Tous ces mythes, et j’aurais pu en citer plein d’autres (le blues, la java (série en préparation), J.-S. Bach, le scientifique, l’accent espagnol (série en préparation), etc etc), c’est pratique pour les paroliers, parce que c’est partagé, tout le monde comprend en deux secondes, et heureusement parce qu’une chanson dure trois minutes. Tous les chanteurs qui rencontrent le succès utilisent ce genre d’idées toute faites, je dis bien tous (ou presque… ce qui se rapproche le plus d’une exception, c’est peut-être Léo Ferré), voir la série sur les poncifs en chanson ou sur les expressions toute faites chez Brassens.
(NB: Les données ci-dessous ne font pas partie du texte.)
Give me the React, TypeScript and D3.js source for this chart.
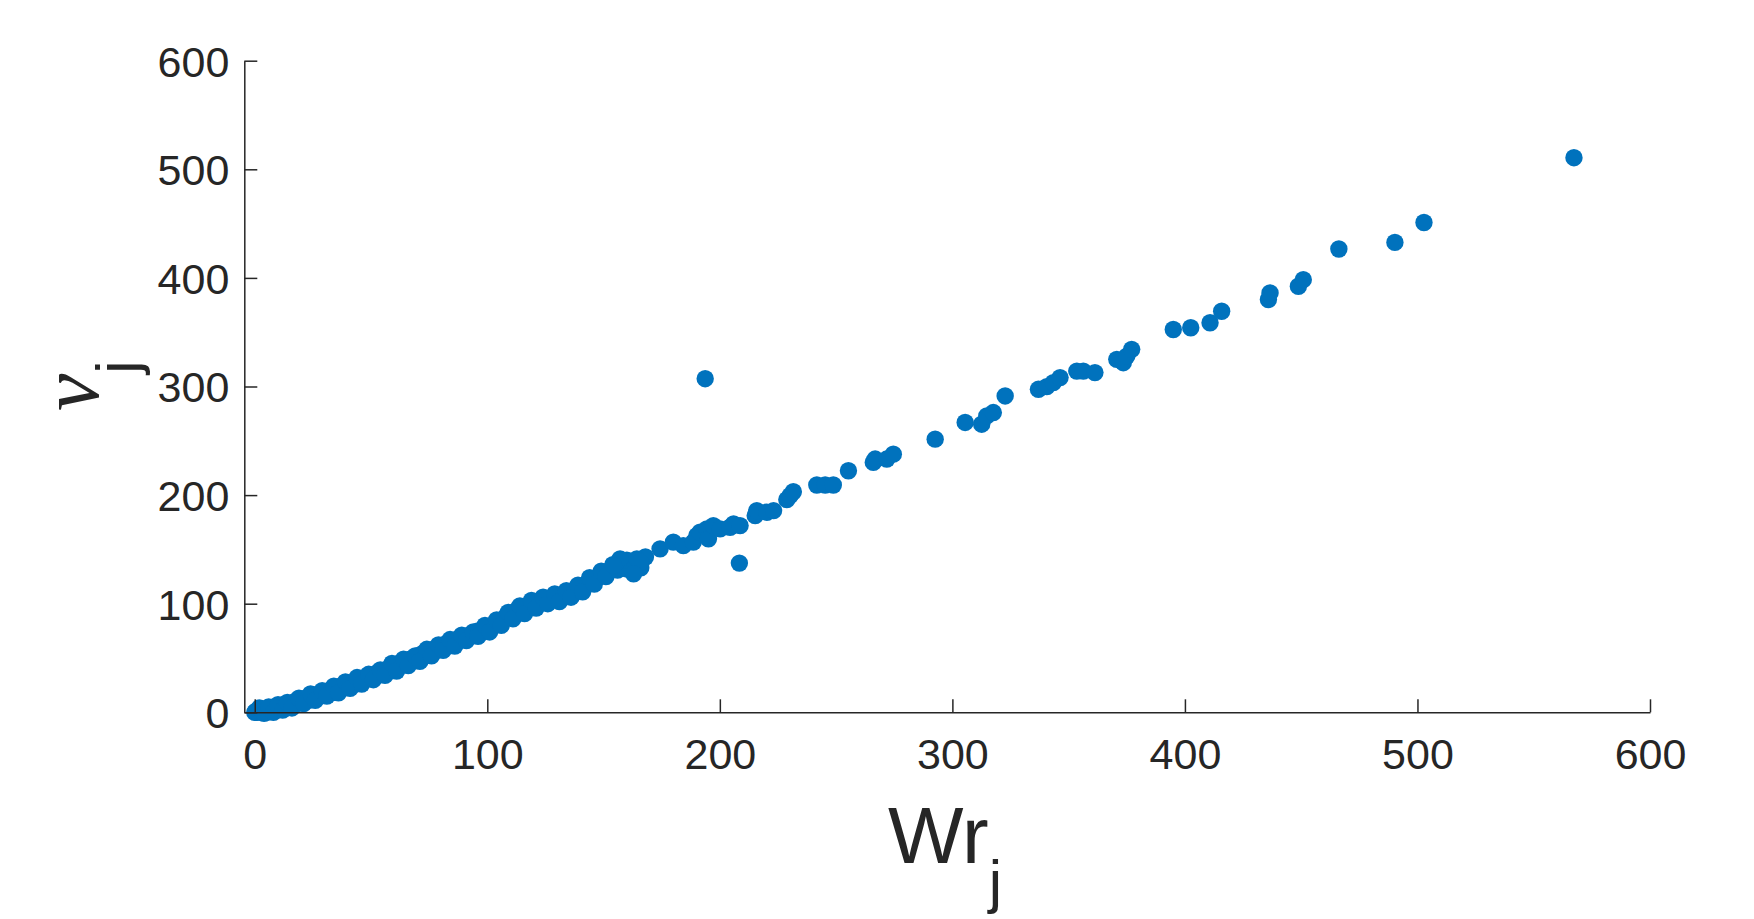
import React, { useEffect, useRef } from 'react';
import * as d3 from 'd3';

// Wr_j values (x) and nu_j values (y)
const wrValues = [
  0, 0.5, 1, 1.5, 2, 3, 3, 4, 5, 5, 6, 7, 7, 8, 9, 9, 10, 11, 11, 12, 13, 13, 14, 15, 15, 16, 17, 18, 18, 19,
  20, 21, 22, 23, 24, 25, 25, 26, 27, 28, 29, 30, 31, 32, 33, 34, 35, 36, 37, 38, 39, 40, 41, 42, 43, 44, 45,
  46, 47, 48, 49, 50, 51, 52, 53, 54, 55, 56, 57, 58, 59, 60, 61, 62, 63, 64, 65, 66, 67, 68, 69, 70, 71, 72,
  73, 74, 75, 76, 77, 78, 79, 80, 81, 82, 83, 84, 85, 86, 87, 88, 89, 90, 91, 92, 93, 94, 95, 96, 97, 98, 99,
  100, 101, 102, 103, 104, 105, 106, 107, 108, 109, 110, 111, 112, 113, 114, 115, 116, 117, 118, 119, 120,
  121, 122, 123, 124, 125, 126, 127, 128, 130, 131, 133, 134, 135, 137, 138, 139, 140, 142, 143, 145, 146,
  148, 149, 151, 152, 154, 155, 157,
  2, 4, 6, 8, 10, 12, 14, 16, 19, 21, 24, 26, 29, 31, 34, 36, 39, 41, 44, 46, 49, 51, 54, 56, 59, 61, 64, 66,
  69, 71, 74, 76, 79, 81, 84, 86, 89, 91, 94, 96, 99, 101, 104, 106, 109, 111, 114, 116, 119, 121, 124, 126,
  129, 131, 134, 136, 139, 141, 144, 146, 149, 151, 154, 156, 160, 160, 168, 166,
  157.1, 154.3, 164.3, 165.7, 162.9, 174.3, 180, 184.3, 188.6, 190.1, 191.5, 194.4, 195.1, 197.2, 200.1,
  204.4, 205.9, 208.7, 215.2, 215.9, 220.2, 223.1, 228.8, 230.2, 231.6, 241.7, 245.3, 248.8, 255.3, 193.7,
  208.4, 266, 266.8, 271.8, 274.6, 292.6, 305.5, 312.6, 314.8, 317.6, 322.7, 337, 340.6, 343.4, 346.3, 353.5,
  356.3, 361.3, 370.7, 373.5, 375, 377.1, 395, 402.5, 410.8, 415.8, 435.9, 436.6, 448.8, 450.9, 466.2, 490.3,
  502.8, 567.3,
];

const nuValues = [
  0, 1, 0, 2, 1, 0, 2, 1, 3, 0, 2, 4, 1, 3, 5, 2, 4, 6, 3, 5, 7, 4, 6, 8, 6, 7, 9, 8, 11, 10,
  12, 10, 13, 11, 14, 15, 12, 16, 14, 17, 18, 17, 19, 20, 18, 21, 22, 21, 24, 23, 25, 24, 26, 27, 26, 29, 28,
  31, 30, 33, 32, 34, 33, 35, 37, 36, 38, 37, 40, 39, 42, 41, 43, 45, 44, 46, 47, 46, 49, 50, 49, 52, 51, 54,
  53, 55, 56, 55, 58, 57, 59, 61, 60, 63, 62, 64, 65, 64, 67, 68, 67, 69, 70, 70, 72, 71, 73, 75, 74, 76, 77,
  76, 78, 79, 80, 82, 83, 85, 86, 88, 89, 91, 90, 93, 92, 95, 96, 94, 98, 97, 100, 101,
  99, 102, 101, 103, 104, 103, 105, 106, 107, 105, 108, 109, 111, 110, 112, 114, 115, 117, 119, 121, 123,
  125, 127, 129, 130, 133, 135, 137,
  4, -1, 5, 0, 7, 2, 9, 4, 13, 8, 17, 11, 20, 15, 24, 18, 28, 22, 32, 26, 35, 30, 39, 34, 45, 38, 49, 43,
  52, 47, 58, 52, 62, 57, 67, 61, 71, 66, 74, 70, 80, 74, 85, 80, 92, 86, 98, 91, 103, 96, 106, 100,
  109, 102, 112, 106, 117, 111, 124, 118, 130, 125, 136, 131, 132, 140, 143, 133,
  141.3, 135.2, 141.3, 138.3, 127.5, 150.5, 156.7, 153.5, 156.7, 162.7, 165.8, 168.9, 159.7, 171.9, 168.9,
  170.4, 173.5, 171.9, 181.1, 185.7, 184.2, 185.7, 195.8, 199.5, 203.1, 209.3, 209.3, 209.3, 222.4, 307.2,
  137.4, 230.1, 233.2, 233.2, 237.7, 251.5, 266.9, 265.3, 272.9, 276, 291.3, 297.4, 299.9, 303.6, 308.2, 314.2,
  314.2, 312.8, 325, 321.9, 328, 334.2, 352.5, 354.1, 358.7, 369.3, 380.1, 386.2, 392.3, 398.4, 426.6, 432.7,
  451, 510.7,
];

const xTicks = [0, 100, 200, 300, 400, 500, 600];
const yTicks = [0, 100, 200, 300, 400, 500, 600];

const W = 1754, H = 919;
const axisColor = '#262626';
const tickFont = '"Liberation Sans", Arial, Helvetica, sans-serif';

export default function App() {
  const ref = useRef<SVGSVGElement>(null);

  useEffect(() => {
    const svg = d3.select(ref.current);
    svg.selectAll('*').remove();

    const x = d3.scaleLinear().domain([-4.5, 600]).range([244.3, 1650]);
    const y = d3.scaleLinear().domain([0, 600]).range([712.3, 60.7]);

    // points
    const pts = wrValues.map((w, i) => ({ w, n: nuValues[i] }));
    svg.append('g')
      .selectAll('circle')
      .data(pts)
      .enter().append('circle')
        .attr('cx', d => x(d.w))
        .attr('cy', d => y(d.n))
        .attr('r', 8.7)
        .attr('fill', '#0072BD');

    // x axis, ticks pointing inward
    const gx = svg.append('g')
      .attr('transform', 'translate(0,' + y(0) + ')')
      .call(d3.axisBottom(x).tickValues(xTicks).tickSizeInner(-13).tickSizeOuter(0).tickFormat(d3.format('d')));
    gx.attr('font-family', tickFont).attr('font-size', 43);
    gx.select('.domain').attr('stroke', axisColor).attr('stroke-width', 1.5);
    gx.selectAll('.tick line').attr('stroke', axisColor).attr('stroke-width', 1.5);
    gx.selectAll('.tick text')
      .attr('fill', axisColor)
      .attr('y', 57)
      .attr('dy', 0);

    // y axis
    const gy = svg.append('g')
      .attr('transform', 'translate(' + x.range()[0] + ',0)')
      .call(d3.axisLeft(y).tickValues(yTicks).tickSizeInner(-13).tickSizeOuter(0).tickPadding(15).tickFormat(d3.format('d')));
    gy.attr('font-family', tickFont).attr('font-size', 43);
    gy.select('.domain').attr('stroke', axisColor).attr('stroke-width', 1.5);
    gy.selectAll('.tick line').attr('stroke', axisColor).attr('stroke-width', 1.5);
    gy.selectAll('.tick text')
      .attr('fill', axisColor)
      .attr('dy', '0.36em');

    // x label: Wr_j
    const xl = svg.append('text')
      .attr('x', 888)
      .attr('y', 863)
      .attr('font-family', tickFont)
      .attr('fill', axisColor);
    xl.append('tspan').attr('font-size', 80).text('Wr');
    xl.append('tspan').attr('font-size', 60).attr('dy', 39).text('j');

    // y label: nu_j, rotated
    const yl = svg.append('text')
      .attr('transform', 'translate(98,411) rotate(-90)')
      .attr('fill', axisColor);
    yl.append('tspan')
      .attr('font-family', '"Liberation Serif", "DejaVu Serif", serif')
      .attr('font-style', 'italic')
      .attr('font-size', 84)
      .text('ν');
    yl.append('tspan')
      .attr('font-family', tickFont)
      .attr('font-size', 60)
      .attr('dy', 40)
      .text('j');
  }, []);

  return (
    <svg ref={ref} width={W} height={H}
      style={{ position: 'absolute', left: 0, top: 0, background: '#fff' }} />
  );
}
Et le handicap ou les handicapés ? C’est la première chose à dire : le handicap ne semble pas faire partie de ces mythes chansonniers. C’est typique des sujets gênants ou tabous, comme l’avortement (une série est en préparation, mais il n’y a vraiment pas beaucoup de chansons). J’ai interrogé de nombreux amateurs de chanson, ils ont tous des chansons à citer sur le handicap, mais aucune chanson très connue, pas de « grande chanson » du type Comme ils disent pour l’homosexualité ou La complainte des filles de joie pour la prostitution. Au total, les chansons ne manquent pas. Il faut juste aller les chercher dans de nombreux recoins du répertoire. On s’embarque jusqu’en 2022 dans l’écoute d’une grosse quarantaine de chansons, que j’ai classées par usage du handicap.
Le premier usage, c’est l’identification, un ressort classique en chanson. Charles Aznavour a dit qu’il ne faut pas chanter sa vie mais celle de ceux qui écoutent. C’est très net dans le répertoire sur la prostitution, par exemple L’accordéoniste :
La fille de joie est seule, Au coin la rue là-bas Son accordéoniste, Il est parti soldat
Pas grand monde est « fille de joie », mais tout le monde a ressenti la solitude, le départ de l’être aimé, etc. D’ailleurs, pour L’accordéoniste, plein de gens qui connaissent la chanson ont oublié que ça parle d’une prostituée. Le procédé est banal : présenter des personnages exceptionnels, mais à qui il arrive des choses banales pour qu’on s’y identifie. Et comme l’identification est un mode un peu puéril d’usage des objets culturels, on le retrouve naturellement dans la chanson pour enfants. Rien qu’un jour, extrait du Bossu de Notre-Dame des studios Walt Disney. Notez un détail parmi d’autres : Quasimodo joue avec des sortes de Playmobil, un enfant peut facilement s’y identifier. Francis Lalanne (qui fait son entrée au 1475e billet de ce blog) prête sa voix à Quasimodo et Jean Piat à Frollo.